Von solchen Werten können CDU und CSU heute nur noch träumen. Obwohl sich die Maßstäbe für gefühlte Siege und Niederlagen in der Union offenkundig verschieben, eine Festlegung aus früheren Jahren dürfte laut Stoiber aber (mindestens) in der kommenden Legislaturperiode weiter gelten: "Ich kann mir nicht vorstellen, dass eine traditionelle Regierungspartei wie die Union, die Deutschland weit über 50 Jahre regiert und das Land entscheidend geprägt hat, als Juniorpartner in eine Koalition gehen wird", sagt Stoiber auf Nachfrage und man spürt, wie sich sein Geist mit aller Kraft gegen diese Vorstellung wehrt.
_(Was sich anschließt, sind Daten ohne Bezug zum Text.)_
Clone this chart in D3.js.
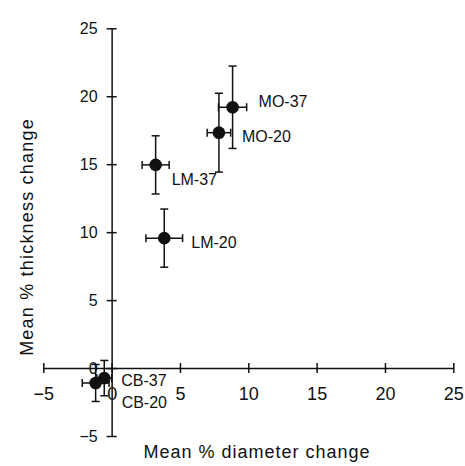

14 Jahre ist es inzwischen her, dass Stoibers aktive politische Karriere im September 2007 ihr Ende fand. Eine Karriere, die ihm bis heute auch außerhalb der CSU auf jeden Fall in Bayern vielerorts Kultstatus eingebracht hat und die nach seinen eigenen Worten nie geplant war. Ein Grund, dass Stoibers Beliebtheit so hoch ist und er auch in Talkshows immer wieder ein gerngesehener Gast ist, liegt in seinem gerne auch von Kabarettisten imitierten Redestil.
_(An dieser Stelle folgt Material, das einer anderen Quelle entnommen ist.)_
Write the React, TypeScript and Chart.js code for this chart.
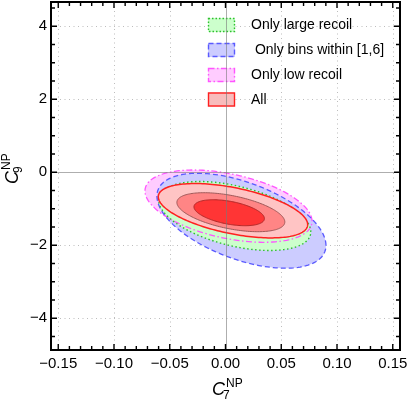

"Meine politische Leidenschaft fällt heute vielleicht noch mehr auf, weil Politik stärker als früher auf rationale Argumente setzt und manchmal die emotionale Ansprache vermissen lässt", sagt Stoiber. Emotionalität dürfe man nicht unterschätzen: "Ich bleibe dabei, in der Politik sind Stimmungen auch Fakten." Zwar sei Politik in erster Linie eine rationale Entscheidung für die Lösung A, B oder C. "Aber da ich Mehrheiten brauche und der Mensch nicht nur aus Verstand besteht, sondern auch aus Emotionen, spielen Emotionen in der Politik natürlich eine große Rolle. Und das wird immer so bleiben."

Bei acht Enkelkindern kommt keine Langeweile auf

Von 1974 bis 2008 war Stoiber Mitglied des Landtags, CSU-Generalsekretär und Staatssekretär unter seinem Mentor Franz Josef Strauß, Innenminister, Leiter der Staatskanzlei und 14 Jahre Ministerpräsident. 2002 war er nach Strauß im Jahr 1980 der zweite Unions-Kanzlerkandidat der CSU und - angesichts des gescheiterten Machtkampfes von Söder im April - auch der bislang letzte.

Über Langeweile kann sich Stoiber weiterhin nicht beklagen, und dies liegt nicht nur an seinen acht Enkelkindern: Die Liste seiner Aktivitäten und Mitgliedschaften ist weiterhin lang und reicht von der Freiwilligen Feuerwehr Wolfratshausen bis zum Aufsichtsrat des Fußball-Rekordmeisters FC Bayern München. Außerdem ist er noch immer Anwalt und bestreitet wegen seiner politischen Karriere TV-Auftritte und Podiumsdiskussionen.

Wer wie Stoiber seit Jahrzehnten auf zig Hochzeiten aktiv ist, der wird zu seinem 80. Geburtstag auch nicht nur einmal gefeiert. Nach dem Fest am Geburtstag im Kreise seiner Familie stehen unter anderem Empfänge der Staatsregierung, von CDU und CSU (mit Reden beider Parteichefs) auf dem Programm und eine große Feier mit rund "90 Freunden, die mich in meinen Lebensphasen eng begleitet haben. Da kommen Freunde aus Politik, Wirtschaft, Sport, aus dem Fußball. Das gehört halt alles zu meinem Leben", sagt Stoiber.